# mailing honey



## urbanoutlaw (Nov 19, 2012)

I sent a jar to my sister in Oregon using a USPS box. Balled up newspaper seemed to do the trick. Foam peanuts also worked well.

Given our recent experiences, I would worry more about someone giving themselves a five-finger discount while the package is in transit.


----------



## Jeanette (Jul 7, 2012)

A few layers of bubble wrap sounds suitable. I suggest also plastering the outside of the package with 'Fragile' stickers and 'This Way Up' arrows. However, since human beings don't always follow instructions, it might be best to 'ere on the side of caution'. It might be worth putting each honey pot into a sealed plastic bag before packaging.

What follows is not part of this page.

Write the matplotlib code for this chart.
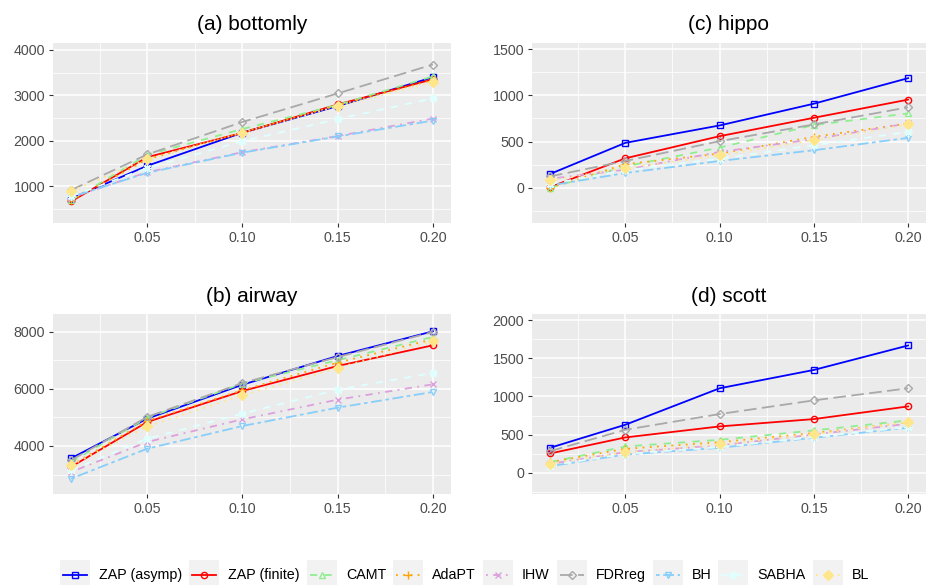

Is there any way that you could use plastic jars instead of glass?


----------



## bevy's honeybees (Apr 21, 2011)

I recommend one jar per shipping box. I once sent 3 glass jars, bubble wrapped and packing paper, and because they kept hitting together they ended up broken by the time they delivered. But honey didn't leak, amazingly.


----------



## OneEyedRooster (Nov 10, 2012)

I ship quite a bit using USPS, most of the time using the medium flat rate box since I can get several one pound jars in at a time. I pack the same for one jar or several, I use the cheapest small trash bag I have on hand and line the box with it. I then put down a square of bubble wrap, then wrap the jar one time around with bubble wrap, fill box with packing peanuts and then put another square of bubble wrap on top. I then gather the bag and close it up and tape it. Then just tape up the box and have USPS put this side up and fragile stamps on it. Ship over 200 glass jars last year with only one lid getting bent but zero spill. When I ship multiples I also put a piece of cardboard divider between jars too. Takes about as long to box one jar as it does 8, which takes me about 5 minutes.


----------



## randydrivesabus (Apr 27, 2006)

thanks for the tips. i'll get some supplies down at the post office.


----------



## urbanoutlaw (Nov 19, 2012)

OneEyedRooster has given you great suggestions. If you don't want to use trash bags, try gallon ziplock freezer bags. Also, putting a fragile label doesn't help much if shipping UPS or FedEx, but it won't hurt anything.

If you're also sending soft items (clothes, etc), wrap the jars inside them for extra protection.


----------